When I'm skiing there are loads of other things I'm doing too. There is the lavatory crouch, then the rodeo and then... the yard sale (skis and poles everywhere.) Our instructor Jen said after we rodeoed one run: "Everything about skiing is counter-intuitive. Job security."
In my group were A, a Brit living in Florida and working in publishing, M, a top clearance army solicitor, and K, a former 20-20 TV producer. C, a finance person, fractured her rib and then we were four. A. told us she'd banned her staff from describing things as nice, awesome or good so following her example our runs became exquisite, superlative, vile or just bloody awful.
Love finding out what it's like living full-time in a resort town, don't you? In a socio-anthropologist rather than annoying, nosy way, obviously. Thinking our Harley, 16, should do a gap year here after high school so I asked one of the ski shop guys about jobs: "Be careful" he said "I came here for a gap year in 1999."
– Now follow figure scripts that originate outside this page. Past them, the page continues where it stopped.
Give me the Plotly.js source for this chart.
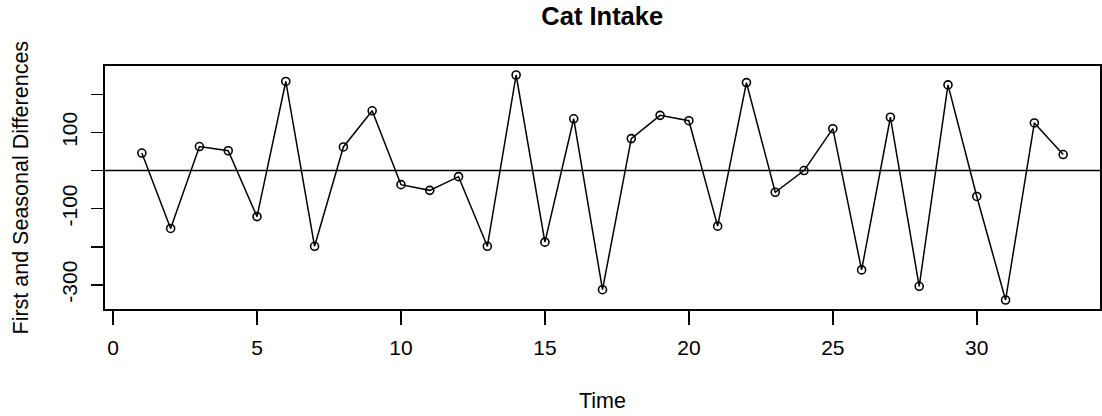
<!DOCTYPE html>
<html>
<head>
<meta charset="utf-8">
<script src="https://cdn.plot.ly/plotly-3.0.1.min.js"></script>
<style>
  html, body { margin: 0; padding: 0; background: #ffffff; }
  #chart { width: 1102px; height: 416px; }
</style>
</head>
<body>
<div id="chart"></div>
<script>
// Time index of the differenced series
const timeIndex = [1, 2, 3, 4, 5, 6, 7, 8, 9, 10, 11, 12, 13, 14, 15, 16, 17,
  18, 19, 20, 21, 22, 23, 24, 25, 26, 27, 28, 29, 30, 31, 32, 33];

// First and seasonal differences of cat intake
const diffValues = [46, -152, 63, 52, -121, 234, -199, 62, 157, -37, -52, -16,
  -199, 251, -188, 136, -313, 84, 145, 131, -146, 231, -57, 0, 110, -261, 140,
  -304, 225, -68, -340, 125, 42];

// Axis ticks (only some of the y ticks carry a label)
const xTickVals = [0, 5, 10, 15, 20, 25, 30];
const yTickVals = [-300, -200, -100, 0, 100, 200];
const yTickText = ['-300', '', '-100', '', '100', ''];

// Axis ranges padded by 4% on each side of the data
function paddedRange(values) {
  const lo = Math.min(...values), hi = Math.max(...values);
  const pad = (hi - lo) * 0.04;
  return [lo - pad, hi + pad];
}

const FONT = '"Liberation Sans", Arial, Helvetica, sans-serif';

const trace = {
  x: timeIndex,
  y: diffValues,
  type: 'scatter',
  mode: 'lines+markers',
  line: { color: '#000000', width: 1.5 },
  marker: { symbol: 'circle-open', size: 8, color: '#000000', line: { width: 1.6, color: '#000000' } },
  hoverinfo: 'x+y',
  showlegend: false
};

const axisCommon = {
  showgrid: false,
  zeroline: false,
  showline: true,
  mirror: true,
  linecolor: '#000000',
  linewidth: 1.6,
  ticks: 'outside',
  tickwidth: 1.6,
  tickcolor: '#000000',
  tickfont: { family: FONT, size: 21, color: '#000000' },
  automargin: false
};

const layout = {
  width: 1102,
  height: 416,
  paper_bgcolor: '#ffffff',
  plot_bgcolor: '#ffffff',
  margin: { l: 105, r: 2, t: 66, b: 107 },
  title: {
    text: 'Cat Intake',
    font: { family: FONT, size: 25.5, color: '#000000', weight: 'bold' },
    x: 0.5465, xanchor: 'center',
    y: 0.962, yanchor: 'middle', yref: 'container'
  },
  xaxis: Object.assign({}, axisCommon, {
    range: paddedRange(timeIndex),
    tickmode: 'array',
    tickvals: xTickVals,
    ticklen: 14,
    ticklabelstandoff: 5
  }),
  yaxis: Object.assign({}, axisCommon, {
    range: paddedRange(diffValues),
    tickmode: 'array',
    tickvals: yTickVals,
    ticktext: yTickText,
    tickangle: -90,
    ticklen: 12,
    ticklabelstandoff: 6
  }),
  shapes: [{
    type: 'line', xref: 'paper', x0: 0, x1: 1, yref: 'y', y0: 0, y1: 0,
    line: { color: '#000000', width: 1.6 }, layer: 'below'
  }],
  annotations: [
    {
      text: 'Time', xref: 'paper', yref: 'paper', x: 0.5, y: 0,
      xanchor: 'center', yanchor: 'middle', yshift: -92, showarrow: false,
      font: { family: FONT, size: 21.5, color: '#000000' }
    },
    {
      text: 'First and Seasonal Differences', xref: 'paper', yref: 'paper', x: 0, y: 0.5,
      xanchor: 'center', yanchor: 'middle', xshift: -85, textangle: -90, showarrow: false,
      font: { family: FONT, size: 21.5, color: '#000000' }
    }
  ]
};

Plotly.newPlot('chart', [trace], layout, { displayModeBar: false, staticPlot: true });
</script>
</body>
</html>
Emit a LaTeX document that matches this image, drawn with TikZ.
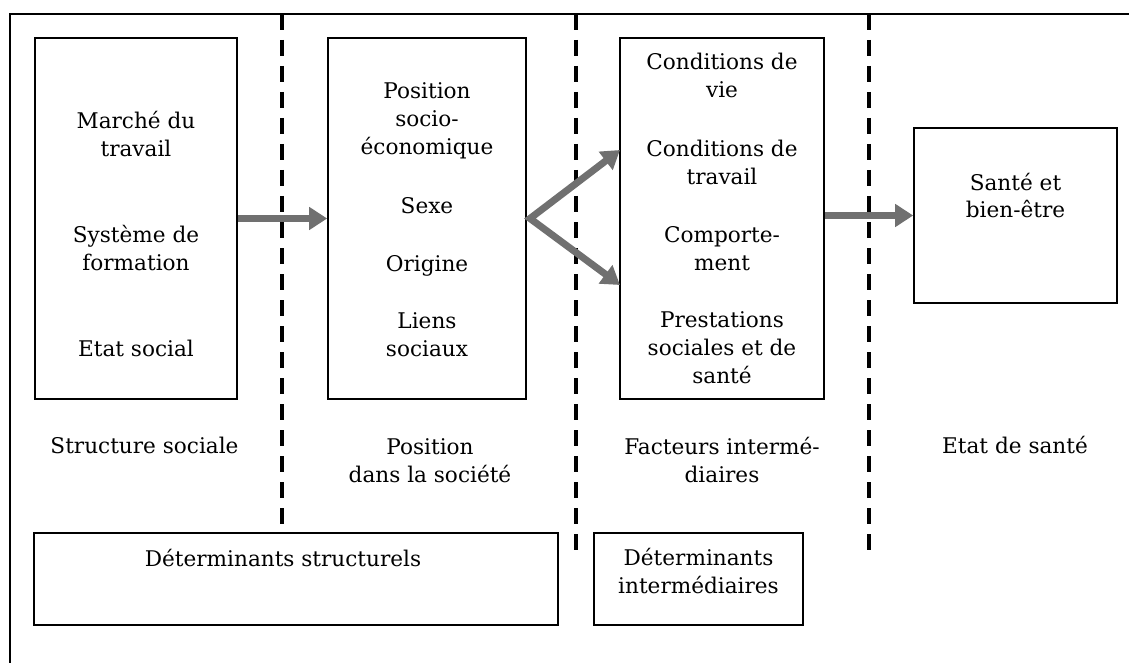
\documentclass[tikz,border=0pt]{standalone}
\usepackage{fontspec}
\setmainfont{DejaVu Serif}
\usetikzlibrary{arrows.meta}
\definecolor{arrowgray}{RGB}{112,112,112}
\begin{document}
\begin{tikzpicture}[x=1pt,y=-1pt,
  box/.style={draw=black,line width=1.6pt,inner sep=0pt},
  txt/.style={font=\fontsize{21.6}{28}\selectfont,align=center,anchor=base,inner sep=0pt},
  divider/.style={line width=4pt,dash pattern=on 16pt off 10pt},
  flow/.style={draw=arrowgray,line width=7pt,line join=miter,>={Triangle[length=18pt,width=22pt]}},
]
\useasboundingbox (0,0) rectangle (1129,663);
% outer frame (only top and left sides visible)
\draw[line width=2pt] (1129,14) -- (10,14) -- (10,663);
% dividers
\draw[divider] (282,14) -- (282,533);
\draw[divider] (576,14) -- (576,556);
\draw[divider] (869,14) -- (869,556);
% boxes
\node[box,minimum width=202pt,minimum height=361pt] (b1) at (136,218.5) {};
\node[box,minimum width=198pt,minimum height=361pt] (b2) at (427,218.5) {};
\node[box,minimum width=204pt,minimum height=361pt] (b3) at (722,218.5) {};
\node[box,minimum width=203pt,minimum height=175pt] (b4) at (1015.5,215.5) {};
\node[box,minimum width=524pt,minimum height=92pt] (d1) at (296,579) {};
\node[box,minimum width=209pt,minimum height=92pt] (d2) at (698.5,579) {};
% texts in boxes (y = baseline of the last line)
\node[txt] (t11) at (136,157) {Marché du\\travail};
\node[txt] (t12) at (136,270) {Système de\\formation};
\node[txt] (t13) at (136,356) {Etat social};
\node[txt] (t21) at (427,155) {Position\\socio-\\économique};
\node[txt] (t22) at (427,213) {Sexe};
\node[txt] (t23) at (427,271) {Origine};
\node[txt] (t24) at (427,356) {Liens\\sociaux};
\node[txt] (t31) at (722,98) {Conditions de\\vie};
\node[txt] (t32) at (722,185) {Conditions de\\travail};
\node[txt] (t33) at (722,270) {Comporte-\\ment};
\node[txt] (t34) at (722,383) {Prestations\\sociales et de\\santé};
\node[txt] (t41) at (1015.5,218) {Santé et\\bien-être};
% column labels
\node[txt] (l1) at (144.5,453) {Structure sociale};
\node[txt] (l2) at (430,482) {Position\\dans la société};
\node[txt] (l3) at (722,482) {Facteurs intermé-\\diaires};
\node[txt] (l4) at (1015,453) {Etat de santé};
% bottom boxes texts
\node[txt] (dt1) at (283,566) {Déterminants structurels};
\node[txt] (dt2) at (698.5,593) {Déterminants\\intermédiaires};
% arrows
\coordinate (split) at (530,218.5);
\coordinate (in1) at (620,150);
\coordinate (in2) at (620,285);
\draw[flow,->] (b1.east) -- (b2.west);
\draw[flow,<->] (in1) -- (split) -- (in2);
\draw[flow,->] (b3.east |- b4.west) -- (b4.west);
\end{tikzpicture}
\end{document}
Alta is known as Neverland for guys; the women tend to be more like Wendy, getting promoted and taking on responsibility. One woman said she could name 50 men who were over the age of 40 and single. Not sure whether I should tell my single girlfriends or not? As someone else said: "Maybe good for a mini-break, not for the long haul..."
Good old Kevin held down the fort and all was well and tidy when I arrived home - I've learned to arrive home after the cleaner's been through. (When the kids were tiny I got home once and they were sipping milk out of margarita glasses.) Cy, 10, was puzzled when I hugged him and said: "I thought you came home yesterday."
Cy's big news is that he's got an alarm clock which is set to 6.40am. Two mornings he slept in and nearly missed Pardon The Interruption (obnoxious telly show, two men yelling at each other about sports). Alarm found, crisis averted.
All right in the world with you, then?